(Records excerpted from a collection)
+---+
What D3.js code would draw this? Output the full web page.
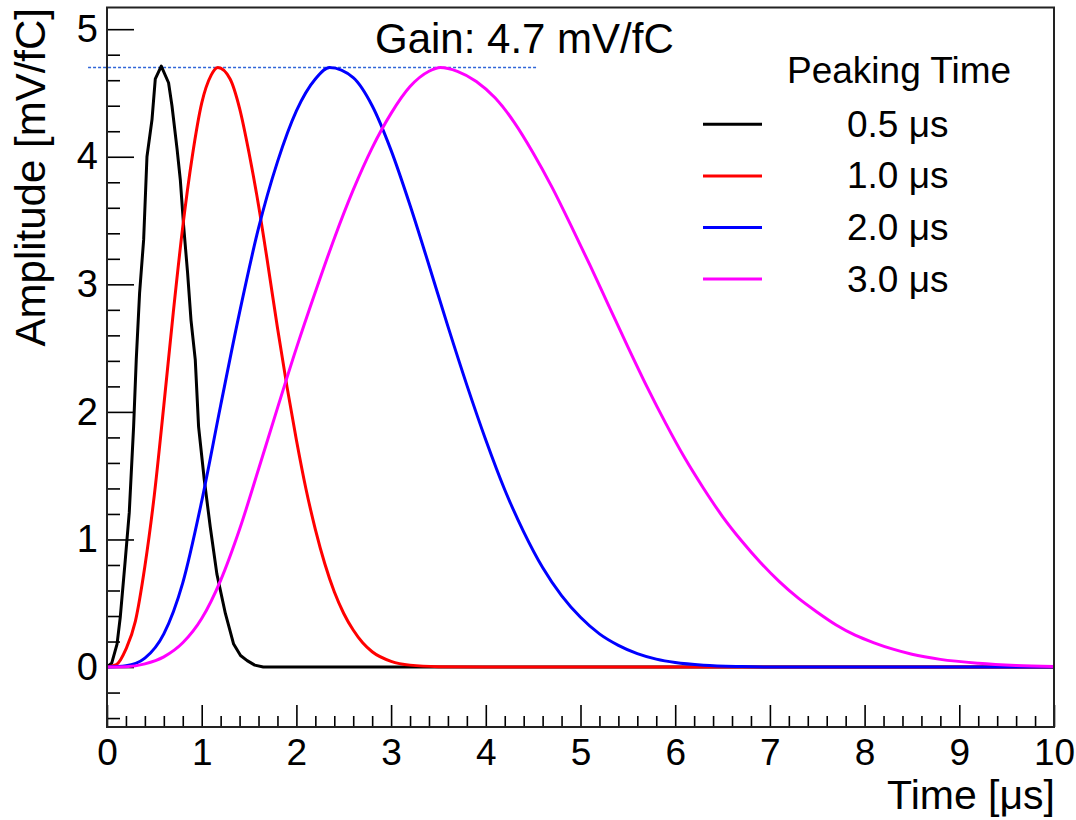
<!DOCTYPE html>
<html>
<head>
<meta charset="utf-8">
<script src="https://cdn.jsdelivr.net/npm/d3@7"></script>
<style>
  body { margin: 0; background: #fff; }
  svg text { font-family: "Liberation Sans", Arial, Helvetica, sans-serif; fill: #000; }
</style>
</head>
<body>
<div id="chart"></div>
<script>
// Frame in pixels
var W = 1076, H = 820;
var frame = { left: 107, right: 1054, top: 7.5, bottom: 727 };

// Axis ranges and tick values
var xDomain = [0, 10];
var yDomain = [-0.47, 5.17];
var xMajor = [0, 1, 2, 3, 4, 5, 6, 7, 8, 9, 10];
var yMajor = [0, 1, 2, 3, 4, 5];

// Pulse shapes: [time in us, amplitude in mV/fC]
var pulse05 = [[0, 0], [0.05, 0.03], [0.106, 0.18], [0.14, 0.39], [0.193, 0.84], [0.235, 1.21],
  [0.281, 1.885], [0.309, 2.41], [0.344, 2.93], [0.387, 3.35], [0.422, 4.0], [0.475, 4.29],
  [0.51, 4.61], [0.573, 4.71], [0.65, 4.58], [0.686, 4.40], [0.74, 4.06], [0.774, 3.82],
  [0.809, 3.46], [0.851, 3.09], [0.887, 2.72], [0.932, 2.41], [0.967, 1.885], [1.027, 1.47],
  [1.09, 1.10], [1.16, 0.73], [1.25, 0.42], [1.337, 0.18], [1.41, 0.09], [1.48, 0.05],
  [1.56, 0.015], [1.65, 0], [10, 0]];
var pulse10 = [[0, 0], [0.1, 0.02], [0.2, 0.14], [0.3, 0.36], [0.4, 0.79], [0.5, 1.35],
  [0.6, 2.05], [0.7, 2.78], [0.8, 3.45], [0.9, 4.0], [1.0, 4.42], [1.1, 4.64], [1.17, 4.70],
  [1.3, 4.61], [1.4, 4.38], [1.5, 4.03], [1.6, 3.62], [1.7, 3.15], [1.8, 2.66], [1.9, 2.20],
  [2.0, 1.78], [2.1, 1.40], [2.2, 1.08], [2.3, 0.81], [2.4, 0.59], [2.5, 0.42], [2.6, 0.29],
  [2.7, 0.19], [2.8, 0.12], [3.0, 0.045], [3.2, 0.015], [3.5, 0.003], [4.0, 0], [10, 0]];
var pulse20 = [[0, 0], [0.2, 0.01], [0.4, 0.07], [0.6, 0.26], [0.8, 0.66], [1.0, 1.30],
  [1.2, 2.05], [1.4, 2.78], [1.6, 3.44], [1.8, 3.96], [2.0, 4.36], [2.2, 4.61], [2.35, 4.70],
  [2.6, 4.62], [2.8, 4.40], [3.0, 4.05], [3.2, 3.62], [3.4, 3.15], [3.6, 2.67], [3.8, 2.21],
  [4.0, 1.78], [4.2, 1.39], [4.4, 1.06], [4.6, 0.78], [4.8, 0.56], [5.0, 0.39], [5.2, 0.26],
  [5.4, 0.17], [5.6, 0.105], [5.8, 0.062], [6.0, 0.035], [6.3, 0.014], [6.7, 0.004],
  [7.2, 0], [10, 0]];
var pulse30 = [[0, 0], [0.2, 0.003], [0.4, 0.025], [0.6, 0.08], [0.8, 0.19], [1.0, 0.38],
  [1.2, 0.68], [1.4, 1.08], [1.6, 1.55], [1.8, 2.03], [2.0, 2.50], [2.2, 2.94], [2.4, 3.36],
  [2.6, 3.74], [2.8, 4.07], [3.0, 4.34], [3.2, 4.55], [3.4, 4.67], [3.52, 4.70], [3.7, 4.67],
  [3.9, 4.59], [4.1, 4.46], [4.3, 4.27], [4.5, 4.03], [4.7, 3.76], [4.9, 3.46], [5.1, 3.15],
  [5.3, 2.83], [5.5, 2.51], [5.7, 2.20], [5.9, 1.91], [6.1, 1.64], [6.3, 1.40], [6.5, 1.18],
  [6.7, 0.99], [6.9, 0.82], [7.1, 0.67], [7.3, 0.54], [7.5, 0.43], [7.7, 0.33], [7.9, 0.25],
  [8.1, 0.19], [8.3, 0.14], [8.5, 0.10], [8.8, 0.06], [9.2, 0.03], [9.6, 0.013], [10, 0.005]];

var seriesNames = ["0.5 \u03bcs", "1.0 \u03bcs", "2.0 \u03bcs", "3.0 \u03bcs"];
var seriesData = [pulse05, pulse10, pulse20, pulse30];
var seriesColors = ["#000000", "#ff0000", "#0000ff", "#ff00ff"];

var gainValue = 4.7;
var gainLineRange = [-0.2, 4.55];

// Scales
var x = d3.scaleLinear().domain(xDomain).range([frame.left, frame.right]);
var y = d3.scaleLinear().domain(yDomain).range([frame.bottom, frame.top]);

var svg = d3.select("#chart").append("svg")
    .attr("width", W)
    .attr("height", H);

// Minor ticks every 0.2
var xMinor = d3.range(0, 51).map(function (i) { return +(i * 0.2).toFixed(1); })
    .filter(function (v) { return xMajor.indexOf(v) < 0; });
var yMinor = d3.range(-2, 26).map(function (i) { return +(i * 0.2).toFixed(1); })
    .filter(function (v) { return yMajor.indexOf(v) < 0 && v >= yDomain[0] && v <= yDomain[1]; });

// x axis
var xAxis = d3.axisBottom(x).tickValues(xMajor).tickSize(-22).tickSizeOuter(0).tickPadding(12)
    .tickFormat(d3.format("d"));
var gx = svg.append("g").attr("transform", "translate(0," + frame.bottom + ")").call(xAxis);
svg.append("g").attr("transform", "translate(0," + frame.bottom + ")")
    .call(d3.axisBottom(x).tickValues(xMinor).tickSize(-11).tickSizeOuter(0).tickFormat(""));

// y axis
var yAxis = d3.axisLeft(y).tickValues(yMajor).tickSize(-27).tickSizeOuter(0).tickPadding(9)
    .tickFormat(d3.format("d"));
var gy = svg.append("g").attr("transform", "translate(" + frame.left + ",0)").call(yAxis);
svg.append("g").attr("transform", "translate(" + frame.left + ",0)")
    .call(d3.axisLeft(y).tickValues(yMinor).tickSize(-13).tickSizeOuter(0).tickFormat(""));

svg.selectAll(".domain").remove();
svg.selectAll(".tick line").attr("stroke", "#000").attr("stroke-width", 1.6);
gx.selectAll(".tick text").style("font-size", "37px");
gy.selectAll(".tick text").style("font-size", "38px");

// Clip for curves
svg.append("clipPath").attr("id", "plotClip")
    .append("rect")
    .attr("x", frame.left).attr("y", frame.top)
    .attr("width", frame.right - frame.left).attr("height", frame.bottom - frame.top);

// Gain reference line
svg.append("line")
    .attr("x1", x(gainLineRange[0])).attr("x2", x(gainLineRange[1]))
    .attr("y1", Math.round(y(gainValue)) + 0.5).attr("y2", Math.round(y(gainValue)) + 0.5)
    .attr("stroke", "#2f66d8")
    .attr("stroke-width", 1.5)
    .attr("stroke-dasharray", "3,2");

// Curves
var line = d3.line()
    .x(function (d) { return x(d[0]); })
    .y(function (d) { return y(d[1]); });

seriesData.forEach(function (data, i) {
    line.curve(i === 0 ? d3.curveLinear : d3.curveMonotoneX);
    svg.append("path")
        .attr("clip-path", "url(#plotClip)")
        .attr("d", line(data))
        .attr("fill", "none")
        .attr("stroke", seriesColors[i])
        .attr("stroke-width", 3)
        .attr("stroke-linejoin", "round");
});

// Frame
svg.append("rect")
    .attr("x", frame.left).attr("y", frame.top)
    .attr("width", frame.right - frame.left).attr("height", frame.bottom - frame.top)
    .attr("fill", "none")
    .attr("stroke", "#222")
    .attr("stroke-width", 2);

// Axis titles
svg.append("text")
    .attr("x", 1055).attr("y", 809)
    .attr("text-anchor", "end")
    .style("font-size", "41px")
    .text("Time [\u03bcs]");

svg.append("text")
    .attr("transform", "translate(45," + 8 + ") rotate(-90)")
    .attr("text-anchor", "end")
    .style("font-size", "42px")
    .text("Amplitude [mV/fC]");

// Gain label
svg.append("text")
    .attr("x", 375).attr("y", 53)
    .style("font-size", "42px")
    .text("Gain: 4.7 mV/fC");

// Legend
var legend = svg.append("g");
legend.append("text")
    .attr("x", 787).attr("y", 83)
    .style("font-size", "37px")
    .text("Peaking Time");

var rowY = d3.scaleLinear().domain([0, 1]).range([124.3, 175.9]);
seriesNames.forEach(function (name, i) {
    legend.append("line")
        .attr("x1", 703).attr("x2", 762)
        .attr("y1", rowY(i)).attr("y2", rowY(i))
        .attr("stroke", seriesColors[i])
        .attr("stroke-width", 3);
    legend.append("text")
        .attr("x", 847).attr("y", rowY(i) + 12.5)
        .style("font-size", "37px")
        .text(name);
});
</script>
</body>
</html>
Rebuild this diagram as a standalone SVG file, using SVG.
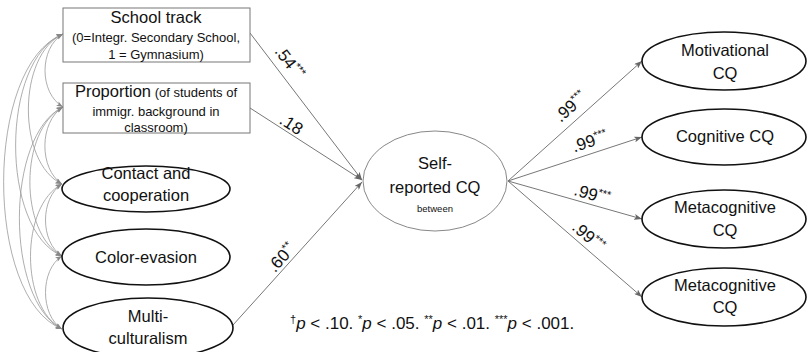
<svg xmlns="http://www.w3.org/2000/svg" width="808" height="352" viewBox="0 0 808 352">
<defs>
<marker id="ah" viewBox="0 0 8 6" refX="8" refY="3" markerWidth="8" markerHeight="6" markerUnits="userSpaceOnUse" orient="auto-start-reverse">
<path d="M0,0 L8,3 L0,6 L2,3 z" fill="#666"/>
</marker>
<marker id="ahs" viewBox="0 0 8 6" refX="8" refY="3" markerWidth="7" markerHeight="5" markerUnits="userSpaceOnUse" orient="auto-start-reverse">
<path d="M0,0 L8,3 L0,6 L2,3 z" fill="#888"/>
</marker>
</defs>
<style>
text{font-family:"Liberation Sans","Open Sans",Arial,sans-serif;fill:#111}
.big{font-size:16.5px}
.sm{font-size:13px}
.tiny{font-size:9.5px}
.lbl{font-size:17px}
.st{font-size:11px}
.box{fill:#fff;stroke:#777;stroke-width:1}
.ell{fill:#fff;stroke:#111;stroke-width:1.6}
.cen{fill:#fff;stroke:#888;stroke-width:1}
.path{fill:none;stroke:#777;stroke-width:1}
.cov{fill:none;stroke:#999;stroke-width:0.8}
</style>
<rect width="808" height="352" fill="#fff"/>

<g id="connectors">
<g id="covariances">
<path class="cov" marker-start="url(#ahs)" marker-end="url(#ahs)" d="M63,34 C39,48 39,93 63,107"/>
<path class="cov" marker-start="url(#ahs)" marker-end="url(#ahs)" d="M63,34 C17,55 17,163 62,184"/>
<path class="cov" marker-start="url(#ahs)" marker-end="url(#ahs)" d="M63,34 C0,60 0,230 62,256"/>
<path class="cov" marker-start="url(#ahs)" marker-end="url(#ahs)" d="M63,34 C-16,65 -16,298 62,329"/>
<path class="cov" marker-start="url(#ahs)" marker-end="url(#ahs)" d="M63,107 C39,122 39,169 62,184"/>
<path class="cov" marker-start="url(#ahs)" marker-end="url(#ahs)" d="M63,107 C19,130 19,233 62,256"/>
<path class="cov" marker-start="url(#ahs)" marker-end="url(#ahs)" d="M63,107 C5,135 5,300 62,329"/>
<path class="cov" marker-start="url(#ahs)" marker-end="url(#ahs)" d="M62,184 C40,198 40,242 62,256"/>
<path class="cov" marker-start="url(#ahs)" marker-end="url(#ahs)" d="M62,184 C20,206 20,307 62,329"/>
<path class="cov" marker-start="url(#ahs)" marker-end="url(#ahs)" d="M62,256 C40,270 40,315 62,329"/>
</g>
<g id="paths">
<line class="path" marker-end="url(#ah)" x1="250" y1="33" x2="362" y2="180"/>
<line class="path" marker-end="url(#ah)" x1="250" y1="108" x2="362" y2="180"/>
<line class="path" marker-end="url(#ah)" x1="233" y1="325" x2="362" y2="182"/>
<line class="path" marker-end="url(#ah)" x1="508" y1="181" x2="642" y2="61"/>
<line class="path" marker-end="url(#ah)" x1="508" y1="181" x2="642" y2="137"/>
<line class="path" marker-end="url(#ah)" x1="508" y1="181" x2="642" y2="219"/>
<line class="path" marker-end="url(#ah)" x1="508" y1="181" x2="642" y2="297"/>
</g>
<g id="labels">
<text class="lbl" transform="translate(289,63) rotate(52.6)" text-anchor="middle" y="5">.54<tspan class="st" dy="-6">***</tspan></text>
<text class="lbl" transform="translate(291,125) rotate(32.9)" text-anchor="middle" y="5">.18</text>
<text class="lbl" transform="translate(282,258) rotate(-48)" text-anchor="middle" y="5">.60<tspan class="st" dy="-6">**</tspan></text>
<text class="lbl" transform="translate(571,107) rotate(-41.8)" text-anchor="middle" y="5">.99<tspan class="st" dy="-6">***</tspan></text>
<text class="lbl" transform="translate(590,142) rotate(-18.2)" text-anchor="middle" y="5">.99<tspan class="st" dy="-6">***</tspan></text>
<text class="lbl" transform="translate(592,195) rotate(15.8)" text-anchor="middle" y="5">.99<tspan class="st" dy="-6">***</tspan></text>
<text class="lbl" transform="translate(588,237) rotate(40.9)" text-anchor="middle" y="5">.99<tspan class="st" dy="-6">***</tspan></text>
</g>
</g>

<g id="school-track">
<rect class="box" x="63" y="8" width="187" height="54"/>
<text class="big" x="156" y="23" text-anchor="middle">School track</text>
<text class="sm" x="156" y="42" text-anchor="middle">(0=Integr. Secondary School,</text>
<text class="sm" x="156" y="59" text-anchor="middle">1 = Gymnasium)</text>
</g>
<g id="proportion">
<rect class="box" x="63" y="83" width="187" height="50"/>
<text x="156" y="97" text-anchor="middle"><tspan class="big">Proportion</tspan><tspan class="sm"> (of students of</tspan></text>
<text class="sm" x="156" y="116" text-anchor="middle">immigr. background in</text>
<text class="sm" x="156" y="132" text-anchor="middle">classroom)</text>
</g>
<g id="contact">
<ellipse class="ell" cx="146" cy="189" rx="84" ry="23"/>
<text class="big" x="146" y="179" text-anchor="middle">Contact and</text>
<text class="big" x="146" y="201" text-anchor="middle">cooperation</text>
</g>
<g id="color-evasion">
<ellipse class="ell" cx="146" cy="257" rx="84" ry="28"/>
<text class="big" x="146" y="263" text-anchor="middle">Color-evasion</text>
</g>
<g id="multiculturalism">
<ellipse class="ell" cx="148" cy="328" rx="85" ry="30"/>
<text class="big" x="148" y="322" text-anchor="middle">Multi-</text>
<text class="big" x="148" y="344" text-anchor="middle">culturalism</text>
</g>
<g id="self-reported">
<ellipse class="cen" cx="435" cy="181" rx="72" ry="50"/>
<text class="big" x="435" y="169" text-anchor="middle">Self-</text>
<text class="big" x="435" y="193" text-anchor="middle">reported CQ</text>
<text class="tiny" x="435" y="212" text-anchor="middle">between</text>
</g>
<g id="motivational">
<ellipse class="ell" cx="724" cy="61" rx="82" ry="29"/>
<text class="big" x="725" y="56" text-anchor="middle">Motivational</text>
<text class="big" x="725" y="79" text-anchor="middle">CQ</text>
</g>
<g id="cognitive">
<ellipse class="ell" cx="724" cy="137" rx="82" ry="28"/>
<text class="big" x="725" y="142" text-anchor="middle">Cognitive CQ</text>
</g>
<g id="metacognitive-1">
<ellipse class="ell" cx="724" cy="219" rx="82" ry="29"/>
<text class="big" x="725" y="213" text-anchor="middle">Metacognitive</text>
<text class="big" x="725" y="236" text-anchor="middle">CQ</text>
</g>
<g id="metacognitive-2">
<ellipse class="ell" cx="724" cy="297" rx="82" ry="29"/>
<text class="big" x="725" y="291" text-anchor="middle">Metacognitive</text>
<text class="big" x="725" y="313" text-anchor="middle">CQ</text>
</g>
<g id="note">
<text class="lbl" x="290" y="329"><tspan class="st" dy="-6">†</tspan><tspan font-style="italic" dy="6">p</tspan> &lt; .10. <tspan class="st" dy="-6">*</tspan><tspan font-style="italic" dy="6">p</tspan> &lt; .05. <tspan class="st" dy="-6">**</tspan><tspan font-style="italic" dy="6">p</tspan> &lt; .01. <tspan class="st" dy="-6">***</tspan><tspan font-style="italic" dy="6">p</tspan> &lt; .001.</text>
</g>
</svg>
+---+
From the first line of the listing above, repeat every line through the one holding "var yMajor = [0, 1, 2, 3, 4, 5];". Both ends count, and pictures stay out.

→ **Task output**:
What D3.js code would draw this? Output the full web page.
<!DOCTYPE html>
<html>
<head>
<meta charset="utf-8">
<script src="https://cdn.jsdelivr.net/npm/d3@7"></script>
<style>
  body { margin: 0; background: #fff; }
  svg text { font-family: "Liberation Sans", Arial, Helvetica, sans-serif; fill: #000; }
</style>
</head>
<body>
<div id="chart"></div>
<script>
// Frame in pixels
var W = 1076, H = 820;
var frame = { left: 107, right: 1054, top: 7.5, bottom: 727 };

// Axis ranges and tick values
var xDomain = [0, 10];
var yDomain = [-0.47, 5.17];
var xMajor = [0, 1, 2, 3, 4, 5, 6, 7, 8, 9, 10];
var yMajor = [0, 1, 2, 3, 4, 5];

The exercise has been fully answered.